In 2009, CREDO released an expansive study of charters that, let us just say, made some waves. It showed that among the 16 states studied, there was wide variation in charter quality, and that while lots of charters were doing well, lots were doing worse than local district schools. Ever since, charter antagonists have gleefully used this report to make all types of unflattering claims about chartering.
They, I suspect, are less buoyant today.
Four years after the first report’s release, CREDO is out with an update. It includes all of the previous participating states and a slate of new ones. In total, the states covered by the new report educate over 95 percent of charter students nationwide.
There are lots of articles out about the study. But many miss some of the most important findings—both in terms of the sector’s basic descriptive statistics and the quality of its schools.
I encourage you to read the full report, not just the executive summary, because some of the most interesting and important findings are lost in the shortening process.
Here are my big takeaways in no particular order:
• The study expanded from 16 states (in 2009) to 27 in 2013; now 1.5 million charter kids are included.
• Contrary to public perception, only 56 percent of charter kids live in urban areas; the rest are in suburbia, rural areas, and small towns.
• More than half of the charter kids studied live in poverty—higher than the traditional public school rate. A growing number of Hispanic and low-income families are choosing charters.

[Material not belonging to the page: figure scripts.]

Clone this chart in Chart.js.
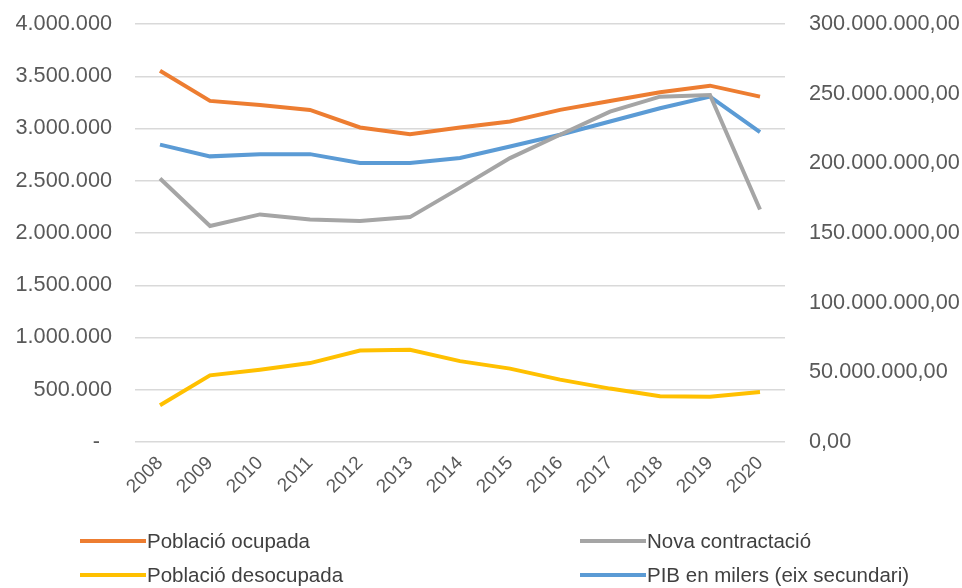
<!DOCTYPE html>
<html>
<head>
<meta charset="utf-8">
<script src="https://cdn.jsdelivr.net/npm/chart.js@4"></script>
<style>
  body { margin: 0; background: #fff; }
  #wrap { position: relative; width: 962px; height: 588px; }
  #legend { position: absolute; left: 0; top: 0; width: 962px; height: 588px; pointer-events: none;
    font-family: "Liberation Sans", Arial, sans-serif; font-size: 20.5px; color: #404040; }
  .item { position: absolute; display: flex; align-items: center; white-space: nowrap; }
  .swatch { display: inline-block; width: 66px; height: 4px; margin-right: 1px; }
</style>
</head>
<body>
<div id="wrap">
  <canvas id="grafico" width="962" height="588"></canvas>
  <div id="legend"></div>
</div>
<script>
const anys = ["2008", "2009", "2010", "2011", "2012", "2013", "2014", "2015", "2016", "2017", "2018", "2019", "2020"];

const poblacioOcupada = [3552000, 3264000, 3226000, 3178000, 3010000, 2946000, 3010000, 3067000, 3178000, 3264000, 3346000, 3410000, 3305000];
const novaContractacio = [2521000, 2067000, 2178000, 2130000, 2114000, 2152000, 2432000, 2717000, 2940000, 3162000, 3305000, 3321000, 2225000];
const poblacioDesocupada = [352000, 638000, 692000, 755000, 876000, 883000, 774000, 702000, 597000, 511000, 438000, 432000, 479000];
const pibMilers = [213400000, 205000000, 206600000, 206600000, 200200000, 200200000, 203800000, 212100000, 220500000, 230000000, 239500000, 247900000, 222400000];

const series = [
  { nom: "Població ocupada", dades: poblacioOcupada, color: "#ED7D31", eix: "y" },
  { nom: "Nova contractació", dades: novaContractacio, color: "#A5A5A5", eix: "y" },
  { nom: "Població desocupada", dades: poblacioDesocupada, color: "#FFC000", eix: "y" },
  { nom: "PIB en milers (eix secundari)", dades: pibMilers, color: "#5B9BD5", eix: "y1" }
];

function milers(v) {
  return String(v).replace(/\B(?=(\d{3})+(?!\d))/g, ".");
}

const font = { family: "'Liberation Sans', Arial, sans-serif", size: 21.7 };

// sense marge extra a dalt i a baix dels eixos verticals
function ajustarEixY(scale, amplada) {
  scale.width = amplada;
  scale.paddingTop = 0;
  scale.paddingBottom = 0;
}

new Chart(document.getElementById("grafico"), {
  type: "line",
  data: {
    labels: anys,
    datasets: series.map((s, i) => ({
      label: s.nom,
      data: s.dades,
      borderColor: s.color,
      backgroundColor: s.color,
      borderWidth: 4,
      pointRadius: 0,
      tension: 0,
      yAxisID: s.eix,
      order: i
    }))
  },
  options: {
    responsive: false,
    animation: false,
    layout: { padding: { top: 24, bottom: 0, left: 0, right: 0 } },
    plugins: { legend: { display: false }, tooltip: { enabled: false } },
    scales: {
      x: {
        offset: true,
        grid: { display: false },
        border: { display: false },
        ticks: {
          color: "#595959",
          font: { family: font.family, size: 19 },
          minRotation: 45,
          maxRotation: 45,
          padding: 2
        },
        afterFit: (scale) => { scale.height = 146; }
      },
      y: {
        position: "left",
        min: 0,
        max: 4000000,
        grid: { color: "#d9d9d9", lineWidth: 1.5, drawTicks: false },
        border: { display: false },
        ticks: {
          stepSize: 500000,
          color: "#595959",
          font: font,
          padding: 23,
          callback: (v) => v === 0 ? "-  " : milers(v)
        },
        afterFit: (scale) => ajustarEixY(scale, 135)
      },
      y1: {
        position: "right",
        min: 0,
        max: 300000000,
        grid: { display: false },
        border: { display: false },
        ticks: {
          stepSize: 50000000,
          color: "#595959",
          font: font,
          padding: 16,
          callback: (v) => milers(v) + ",00"
        },
        afterFit: (scale) => ajustarEixY(scale, 177)
      }
    }
  }
});

// llegenda en dues columnes
const llegenda = document.getElementById("legend");
const posicions = [[80, 541], [580, 541], [80, 575], [580, 575]];
series.forEach((s, i) => {
  const div = document.createElement("div");
  div.className = "item";
  div.style.left = posicions[i][0] + "px";
  div.style.top = (posicions[i][1] - 12) + "px";
  div.innerHTML = `<span class="swatch" style="background:${s.color}"></span>${s.nom}`;
  llegenda.appendChild(div);
});
</script>
</body>
</html>
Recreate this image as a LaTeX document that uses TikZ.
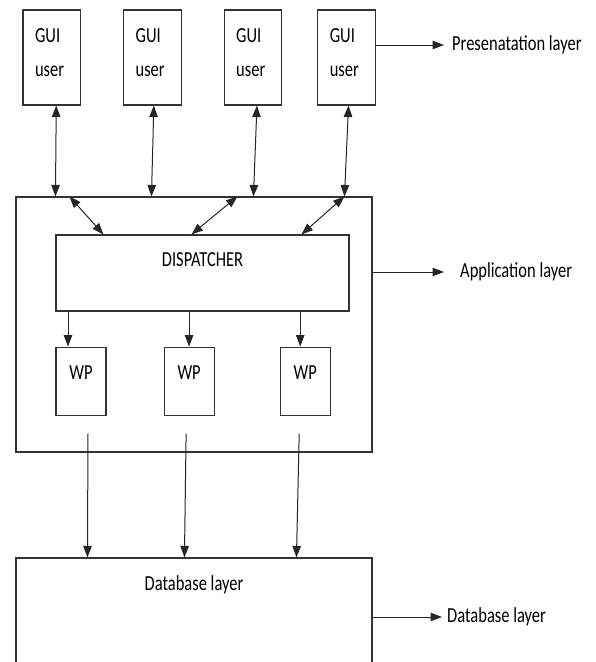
\documentclass[tikz,border=0pt]{standalone}
\usepackage{fontspec}
\setmainfont{Carlito}
\usepackage{graphicx}
\usetikzlibrary{arrows.meta, positioning}
% the labels of this sketch are set a little taller than wide
\newcommand{\tall}[1]{\scalebox{1}[1.3]{#1}}
\tikzset{
  box/.style={draw=black!80, line width=1.1pt, inner sep=0pt,
              font=\fontsize{16.5}{20}\selectfont},
  arr/.style={->, line width=1pt, color=black!85},
  link/.style={<->, line width=1pt, color=black!85}
}

\begin{document}
\begin{tikzpicture}[
  x=1pt, y=-1pt,
  >={Triangle[length=11.5pt,width=8.5pt]},
  gui/.style={box, minimum width=57.5pt, minimum height=95pt,
              text width=33.5pt, inner xsep=12pt, align=left, text depth=43pt},
  wp/.style={box, minimum width=50pt, minimum height=68pt, text depth=16pt},
  frame/.style={box, minimum width=356pt},
  note/.style={inner sep=0pt, anchor=west, font=\fontsize{16.5}{20}\selectfont}
]
  \useasboundingbox (0,0) rectangle (595,662);
  \clip (0,0) rectangle (595,662);

  % presentation layer
  \node[gui] (g1) at (51.75,57.5) {\tall{GUI}\\[14pt]\tall{user}};
  \node[gui,right=42pt of g1] (g2) {\tall{GUI}\\[14pt]\tall{user}};
  \node[gui,right=42pt of g2] (g3) {\tall{GUI}\\[14pt]\tall{user}};
  \node[gui,right=35pt of g3] (g4) {\tall{GUI}\\[14pt]\tall{user}};

  % application layer
  \node[frame,minimum height=255pt] (app) at (194,324.5) {};
  \node[box,minimum width=293pt,minimum height=76pt,text depth=26pt]
    (disp) at (202.5,273) {\tall{DISPATCHER}};
  \node[wp,below=35pt of disp.south west,anchor=north west] (wp1) {\tall{WP}};
  \node[wp,right=57pt of wp1] (wp2) {\tall{WP}};
  \node[wp,right=65pt of wp2] (wp3) {\tall{WP}};

  % database layer (runs off the bottom)
  \node[frame,minimum height=120pt,text depth=70pt] (db) at (194,618)
    {\tall{Database layer}};

  \node[note] (lpres) at (452,45)  {\tall{Presenatation layer}};
  \node[note] (lapp)  at (460,272) {\tall{Application layer}};
  \node[note] (ldb)   at (447,617) {\tall{Database layer}};

  % users <-> application
  \draw[link]([xshift=4.5pt]g1.south) -- ([xshift=40pt]app.north west);
  \draw[link]([xshift=1.5pt]g2.south) -- ([xshift=136pt]app.north west);
  \draw[link]([xshift=4pt]g3.south)   -- ([xshift=238pt]app.north west);
  \draw[link]([xshift=2pt]g4.south)   -- ([xshift=329pt]app.north west);
  \draw[link]([xshift=54pt]app.north west)  -- ([xshift=48pt]disp.north west);
  \draw[link]([xshift=222pt]app.north west) -- ([xshift=136pt]disp.north west);
  \draw[link]([xshift=329pt]app.north west) -- ([xshift=246pt]disp.north west);

  % dispatcher -> work processes -> database
  \draw[arr]([xshift=-13pt,yshift=35pt]wp1.north) -- ([xshift=-13pt]wp1.north);
  \draw[arr]([yshift=35pt]wp2.north) -- (wp2.north);
  \draw[arr]([xshift=-5pt,yshift=35pt]wp3.north) -- ([xshift=-5pt]wp3.north);
  \draw[arr]([xshift=7pt,yshift=-18pt]wp1.south)  -- ([xshift=72pt]db.north west);
  \draw[arr]([xshift=-3pt,yshift=-18pt]wp2.south) -- ([xshift=169pt]db.north west);
  \draw[arr]([xshift=-6pt,yshift=-18pt]wp3.south) -- ([xshift=281pt]db.north west);

  % layer labels
  \draw[arr](g4.east |- lpres.west) -- ([xshift=-8pt]lpres.west);
  \draw[arr](app.east |- lapp.west) -- ([xshift=-16pt]lapp.west);
  \draw[arr](db.east |- ldb.west)   -- ([xshift=-5pt]ldb.west);
\end{tikzpicture}
\end{document}
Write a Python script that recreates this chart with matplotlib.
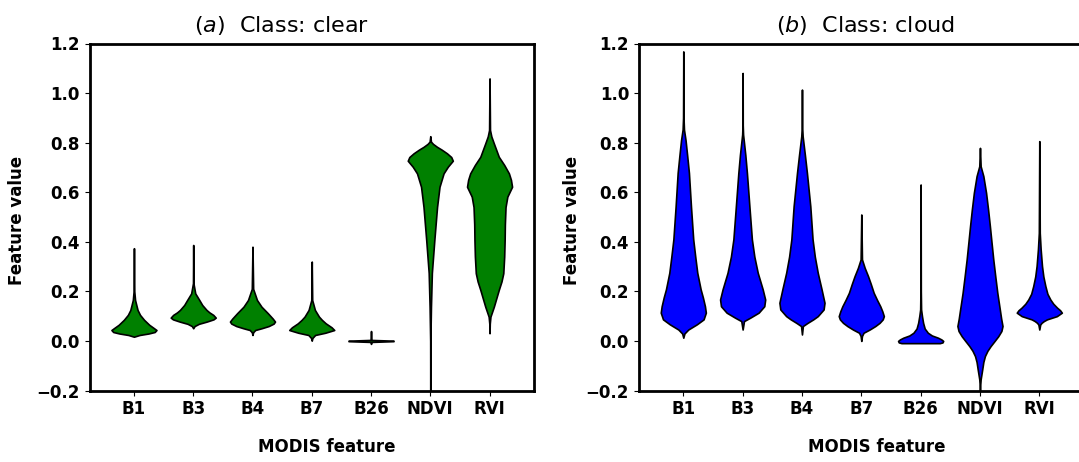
import numpy as np
import matplotlib.pyplot as plt

# MODIS features shown on the x axis
features = ['B1', 'B3', 'B4', 'B7', 'B26', 'NDVI', 'RVI']

# Violin outlines: feature value levels and relative half-widths (1 = widest)
clear_levels = [
    [0.017, 0.024, 0.030, 0.036, 0.044, 0.052, 0.065, 0.085, 0.105, 0.125, 0.165, 0.20, 0.374],
    [0.051, 0.06, 0.069, 0.078, 0.087, 0.094, 0.105, 0.115, 0.125, 0.145, 0.165, 0.192, 0.233, 0.387],
    [0.024, 0.035, 0.044, 0.051, 0.06, 0.07, 0.078, 0.09, 0.112, 0.138, 0.165, 0.21, 0.38],
    [0.001, 0.012, 0.024, 0.033, 0.044, 0.055, 0.071, 0.085, 0.098, 0.125, 0.165, 0.32],
    [-0.012, -0.004, -0.001, 0.001, 0.004, 0.04],
    [-0.25, 0.0, 0.138, 0.274, 0.407, 0.54, 0.622, 0.676, 0.703, 0.727, 0.742, 0.757, 0.772,
     0.783, 0.795, 0.804, 0.826],
    [0.031, 0.07, 0.098, 0.138, 0.172, 0.206, 0.24, 0.273, 0.34, 0.407, 0.47, 0.54, 0.582,
     0.622, 0.65, 0.676, 0.71, 0.743, 0.77, 0.797, 0.825, 0.851, 1.059],
]
clear_widths = [
    [0, 0.25, 0.65, 0.92, 1.0, 0.88, 0.68, 0.45, 0.27, 0.16, 0.05, 0.015, 0],
    [0, 0.06, 0.25, 0.6, 0.9, 1.0, 0.89, 0.72, 0.59, 0.4, 0.27, 0.09, 0.01, 0],
    [0, 0.03, 0.12, 0.4, 0.72, 0.94, 1.0, 0.9, 0.68, 0.4, 0.2, 0.03, 0],
    [0, 0.03, 0.15, 0.6, 1.0, 0.88, 0.62, 0.45, 0.32, 0.14, 0.02, 0],
    [0, 0.02, 1.0, 1.0, 0.02, 0],
    [0, 0.004, 0.03, 0.07, 0.18, 0.3, 0.41, 0.59, 0.78, 1.0, 0.93, 0.74, 0.5, 0.3, 0.12, 0.03, 0],
    [0, 0.01, 0.04, 0.19, 0.3, 0.41, 0.53, 0.61, 0.65, 0.67, 0.68, 0.71, 0.79, 1.0, 0.95, 0.86,
     0.65, 0.41, 0.3, 0.19, 0.08, 0.02, 0],
]

cloud_levels = [
    [0.013, 0.03, 0.046, 0.067, 0.087, 0.114, 0.14, 0.175, 0.208, 0.275, 0.34, 0.41, 0.543,
     0.678, 0.75, 0.81, 0.853, 0.9, 1.168],
    [0.046, 0.08, 0.094, 0.114, 0.14, 0.167, 0.208, 0.275, 0.34, 0.41, 0.543, 0.678, 0.75,
     0.80, 0.833, 0.87, 1.081],
    [0.026, 0.06, 0.073, 0.087, 0.1, 0.127, 0.154, 0.208, 0.275, 0.34, 0.41, 0.543, 0.678,
     0.75, 0.826, 0.87, 1.014],
    [0.0, 0.02, 0.033, 0.046, 0.06, 0.073, 0.087, 0.1, 0.12, 0.14, 0.165, 0.194, 0.23, 0.261,
     0.295, 0.329, 0.51],
    [-0.009, -0.006, 0.0, 0.006, 0.013, 0.022, 0.033, 0.05, 0.073, 0.1, 0.127, 0.2, 0.631],
    [-0.25, -0.18, -0.155, -0.115, -0.085, -0.061, -0.04, -0.021, 0.0, 0.019, 0.04, 0.06, 0.09,
     0.127, 0.194, 0.26, 0.329, 0.40, 0.463, 0.53, 0.598, 0.665, 0.705, 0.779],
    [0.046, 0.066, 0.073, 0.08, 0.087, 0.1, 0.114, 0.124, 0.134, 0.15, 0.167, 0.19, 0.221,
     0.26, 0.302, 0.37, 0.436, 0.806],
]
cloud_widths = [
    [0, 0.05, 0.22, 0.6, 0.9, 1.0, 0.96, 0.87, 0.77, 0.62, 0.53, 0.44, 0.34, 0.25, 0.17, 0.1,
     0.03, 0.01, 0],
    [0, 0.06, 0.34, 0.71, 0.96, 1.0, 0.89, 0.67, 0.52, 0.41, 0.3, 0.19, 0.12, 0.06, 0.02, 0.005, 0],
    [0, 0.04, 0.25, 0.5, 0.7, 0.96, 1.0, 0.87, 0.7, 0.57, 0.47, 0.37, 0.22, 0.13, 0.03, 0.005, 0],
    [0, 0.03, 0.1, 0.37, 0.62, 0.81, 0.95, 1.0, 0.93, 0.84, 0.7, 0.55, 0.42, 0.3, 0.15, 0.03, 0],
    [0.85, 0.97, 1.0, 0.92, 0.77, 0.5, 0.32, 0.18, 0.11, 0.06, 0.02, 0.008, 0],
    [0, 0.01, 0.03, 0.1, 0.15, 0.22, 0.33, 0.47, 0.65, 0.81, 0.95, 1.0, 0.94, 0.88, 0.77, 0.68,
     0.59, 0.51, 0.44, 0.36, 0.27, 0.15, 0.03, 0],
    [0, 0.04, 0.1, 0.2, 0.34, 0.78, 1.0, 0.92, 0.79, 0.62, 0.49, 0.36, 0.27, 0.18, 0.12, 0.06,
     0.02, 0],
]

HALF_WIDTH = 0.38


def draw_panel(ax, levels, widths, color, title, title_x):
    positions = np.arange(1, len(features) + 1)
    for pos, ys, ws in zip(positions, levels, widths):
        ys = np.asarray(ys)
        ws = np.asarray(ws) * HALF_WIDTH
        ax.fill_betweenx(ys, pos - ws, pos + ws, facecolor=color,
                         edgecolor='black', linewidth=1.2)

    ax.set_xlim(0.25, 7.75)
    ax.set_ylim(-0.2, 1.2)
    ax.set_xticks(positions, labels=features, fontsize=12, fontweight='bold')
    yt = np.arange(-0.2, 1.21, 0.2)
    ax.set_yticks(yt)
    ax.set_yticklabels([f'{v:.1f}'.replace('-', '\u2212') for v in yt],
                       fontsize=12, fontweight='bold')
    for side in ax.spines.values():
        side.set_linewidth(2.0)

    ax.set_xlabel('MODIS feature', fontsize=12, fontweight='bold')
    ax.xaxis.set_label_coords(0.534, -0.138)
    ax.set_ylabel('Feature value', fontsize=12, fontweight='bold')
    ax.set_title(title, fontsize=16, pad=8.5, x=title_x)


fig = plt.figure(figsize=(10.79, 4.62), dpi=100)
ax_clear = fig.add_axes([89.5 / 1079, 71.5 / 462, 444.5 / 1079, 347 / 462])
ax_cloud = fig.add_axes([638.8 / 1079, 71.5 / 462, 445 / 1079, 347 / 462])

draw_panel(ax_clear, clear_levels, clear_widths, 'green', r'$(a)$  Class: clear', 0.432)
draw_panel(ax_cloud, cloud_levels, cloud_widths, 'blue', r'$(b)$  Class: cloud', 0.51)
ax_clear.yaxis.set_label_coords(-0.143, 0.49)
ax_cloud.yaxis.set_label_coords(-0.129, 0.49)

fig.savefig('out.png', dpi=100)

• Among the 16 initially participating states, charters have improved significantly in both reading and math, with charters now outperforming TPS peers in reading (about 8 days more of learning per year).
• Figure 22 nicely shows how the charter sector has improved in both subjects over time.
• The charter sectors in most states improved during these four years.
• The performance of the newest charters lags behind that of longer-standing charters.
• Looking at all 27 states, the average charter student starts further behind academically than TPS peers.
• Importantly, charters are producing large academic gains for the most historically disadvantaged students: e.g., Hispanic and African American students living in poverty and ELL kids.
• Enrollment figures among these groups is growing; in other words, the groups of kids most benefitting from charters are increasingly finding their ways into charters.
• However, there continues to be wide variation in performance within the national charter sector. Some charters outperform peer district schools, some do about the same, and some underperform. But these proportions have been trending, since 2009, in the right direction for charters.
• One continuing disappointment: CMO-run schools aren’t doing as well as they should. We’re all aware of the great CMOs, but too many states have allowed middling or poor charters to replicate, causing overall CMO performance to lag.
• Maybe most notable is the enormous variation in performance of the charter sectors of various states. Some state charter sectors are helping their kids learn dozens of extra days worth of material annually. The best results are in D.C., LA, MA, MI, NJ, NY, RI, and TN.
• The performance of Nevada’s charters is galling.
• I suspect it’s no coincidence that the states with great charter performance have independent authorizers (no more district authorizing!).
• The report compares the additional learning kids get from their states’ charters to their respective states’ NAEP scores. Two major findings jump out: In MA and NJ—states with high statewide NAEP scores—the charter sectors are still remarkably outpacing their TPS counterparts.
• In D.C., where NAEP scores are staggering low, the charter sector is offering kids remarkably higher-performing options.
• Per Figure 42, the longer kids stay in charters, the more they learn compared to TPS peers.
• Lastly, the report offers five scenarios for closing different sets of low-performing charters. The upshot is clear: Get serious about shuttering failing charters, and the sector’s overall performance skyrockets. (It would’ve been nice had they shown the sector-wide positive influence of various scenarios for growing the best charters.)
All in all, the results are encouraging for charter supporters. It appears that the systemic elements of chartering are working as many predicted. In other words, chartering is a continuous improvement process for a system of schools: When you build a strategy around closing bad schools, enabling great ones to grow and enabling promising new schools to start, you shift the quality distribution to the right year after year.
This of course requires both the right policies and smart practices, especially among authorizers. But if we keep about this with fidelity, we should see the charter sector continually improving. That means more great seats for kids in need.